1905 erschien John Schikowskis Buch über „Die Entwicklung der deutschen Bühnenkunst“. Im Expressionismus fand er dann ein neues, ihn ganz erfüllendes Gebiet: dies war auch der Ausgangspunkt zu seinem Buch „Kunstschaffen und Kunsterleben“. Zu gleicher Zeit gab er in einem Referat auf der 1. Tagung des Deutschen Volksbühnenverbandes die Anregung (der dann später stattgegeben wurde), für die Mitglieder der Volksbühne Museumsführungen und Kunstvorträge zu veranstalten. Er sah hierin eine Möglichkeit zur Anbahnung einer volkstümlichen, ästhetischen Kultur. In dieser volkserzieherischen Frage war auch sein Einsatz für die moderne Tanzkunst zu suchen. Seine absolute Ehrlichkeit, fern allem Snobismus, ließ ihn den Glauben an seine Aufgabe nicht verlieren. Sein Ziel war es, dem Künstler das besterzogenste, tanzverständigste Publikum zu bieten, und der Volksbühnengemeinde nicht nur das einwandfrei Beste und Anerkannte, sondern auch das Junge, Kommende und Werdende vorzustellen. Grade um diese Werdenden war er so besorgt; ihnen Mut zu machen, den Weg zu erleichtern und zu bereiten, war ihm bis in seine letzte Lebenszeit heilige Pflicht. Und der Dank dieser Jungen an John Schikowski wird es sein, ihn, der selbst so ewig jung war, nicht der Vergessenheit preiszugeben.

L. N.

Eine Feierstunde, die das Andenken Schikowskis mit einem künstlerischen Programm seiner Freunde ehrt, findet [fand] am Sonntag, 13, Mai, vorm. 11½ Uhr, in der Volksbühne statt (siehe Anzeige).

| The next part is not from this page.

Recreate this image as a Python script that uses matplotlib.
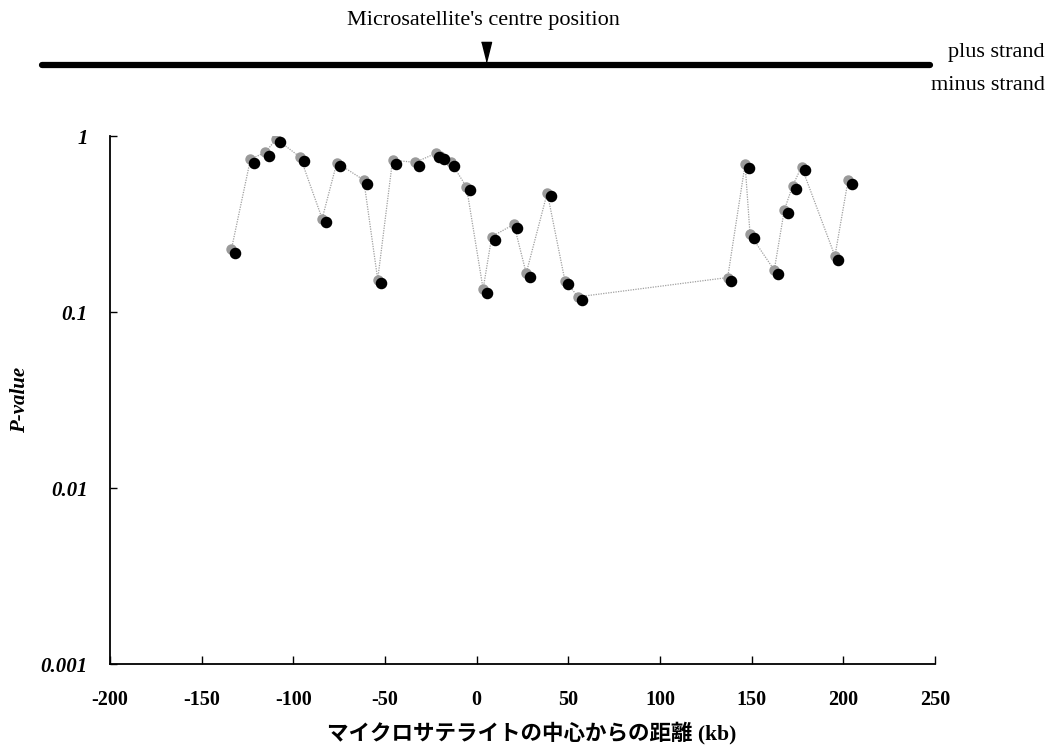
import matplotlib.pyplot as plt
import matplotlib.transforms as mtransforms
from matplotlib.lines import Line2D

# distance from microsatellite centre (kb) and P-values
distance_kb = [
    -133.8, -123.4, -115.3, -109.3, -96.2, -84.3, -76.3, -61.6, -54.0, -45.9,
    -33.5, -22.3, -19.9, -14.1, -5.6, 3.5, 8.2, 20.3, 27.0, 38.5,
    48.1, 55.3, 136.9, 146.4, 149.1, 162.3, 167.8, 172.3, 177.2, 195.4, 202.6
]
p_values = [
    0.227, 0.738, 0.808, 0.962, 0.757, 0.339, 0.705, 0.562, 0.153, 0.728,
    0.709, 0.797, 0.770, 0.709, 0.515, 0.135, 0.268, 0.315, 0.166, 0.476,
    0.151, 0.122, 0.157, 0.691, 0.276, 0.173, 0.380, 0.520, 0.669, 0.208, 0.562
]
x_ticks = [-200, -150, -100, -50, 0, 50, 100, 150, 200, 250]
y_ticks = [0.001, 0.01, 0.1, 1]
y_tick_labels = ["0.001", "0.01", "0.1", "1"]
centre_kb = 5

serif = "Liberation Serif"

fig = plt.figure(figsize=(10.5, 7.51), dpi=100)
ax = fig.add_axes([0.1048, 0.1158, 0.7857, 0.7031])

# thin dotted connecting line with grey markers
ax.plot(distance_kb, p_values, color="#a0a0a0", lw=0.9, ls=(0, (1, 1)),
        marker="o", ms=6.5, mfc="#9a9a9a", mec="#9a9a9a", zorder=2)
# black "shadow" markers slightly down-right
shadow = mtransforms.offset_copy(ax.transData, fig=fig, x=2.5, y=-2.5, units="points")
ax.plot(distance_kb, p_values, ls="none", marker="o", ms=7.3, mfc="black",
        mec="black", transform=shadow, zorder=3)

ax.set_yscale("log")
ax.set_ylim(0.001, 1)
ax.set_xlim(-200, 250)
ax.set_xticks(x_ticks)
ax.set_xticklabels([str(t) for t in x_ticks], fontfamily=serif,
                   fontweight="bold", fontsize=14.5)
ax.set_yticks(y_ticks)
ax.set_yticklabels(y_tick_labels, fontfamily=serif, fontweight="bold",
                   fontstyle="italic", fontsize=15)
ax.yaxis.set_minor_locator(plt.NullLocator())
ax.tick_params(axis="x", direction="in", length=6, width=1, pad=19)
ax.tick_params(axis="y", direction="in", length=5, width=1, pad=16)
for s in ["top", "right"]:
    ax.spines[s].set_visible(False)
for s in ["left", "bottom"]:
    ax.spines[s].set_linewidth(1.3)

fig.text(20 / 1050, 0.4674, "P-value", fontfamily=serif, fontweight="bold",
         fontstyle="italic", fontsize=15, rotation=90, ha="center", va="center")
fig.text(532 / 1050, 1 - 733 / 751, "マイクロサテライトの中心からの距離 (kb)",
         family=[serif, "Noto Sans CJK JP"], fontweight="bold",
         fontsize=15.5, ha="center", va="center")

# strand diagram on top
fig.add_artist(Line2D([42 / 1050, 930 / 1050], [1 - 65 / 751, 1 - 65 / 751],
                      color="black", lw=4.5, solid_capstyle="round"))
tri = mtransforms.blended_transform_factory(ax.transData, fig.transFigure)
ax.plot([centre_kb], [1 - 52 / 751], marker=[(-1, 2), (1, 2), (0, -2)], ms=14.5,
        color="black", transform=tri, clip_on=False)
fig.text(483 / 1050, 1 - 20 / 751, "Microsatellite's centre position",
         fontfamily=serif, fontsize=16, ha="center", va="center")
fig.text(1045 / 1050, 1 - 53 / 751, "plus strand", fontfamily=serif,
         fontsize=16, ha="right", va="center")
fig.text(1045 / 1050, 1 - 85 / 751, "minus strand", fontfamily=serif,
         fontsize=16, ha="right", va="center")

fig.savefig("out.png", dpi=100)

Am 3. März verstarb in Berlin im 67. Lebensjahr infolge eines Schlaganfalls der bekannte Tanzkritiker und Tanzschriftsteller Dr. John Schikowski. Mit ihm verliert der Tanz einen seiner Getreusten, der moderne Tanz insbesondere einen unermüdlichen Förderer und Wegbereiter. Er verfolgte wohlwollend die Entwicklung des neuen Tanzes seit seinen ersten öffentlichen Manifestierungen und schuf ihm durch die Organisation und Leitung der bekannten Volksbühnentanzmatineen eine ständige Pflegestätte von eminenter Bedeutung. Denn es war stets sein Prinzip, neben bereits arrivierten Künstlern, die für Füllung der Kasse sorgten, systematisch auch den tänzerischen Nachwuchs herauszustellen, damit angehende Talente die Möglichkeit erhalten, sich die ersten Sporen zu verdienen. Ein von ihm verfasstes Buch über die Tanzkunst warb für sie in weiteren Publikumskreisen und trug dazu bei, dass das allgemeine Interesse an Tanzdarbietungen im steten Wachstum erhalten blieb.

Darüber hinaus wird sein Andenken bei allen Tänzern und Berufskollegen in Ehren bestehen, die Gelegenheit hatten, mit ihm persönlich zu verkehren, oder durch gemeinsame Arbeit im Verband Deutscher Tanzkritiker in Verbindung zu stehen und sein liebenswürdiges, von weisem Humor erfülltes, stets wohlwollendes und tolerantes menschliches Wesen kennen zu lernen. Möge ihm die Erde leicht sein.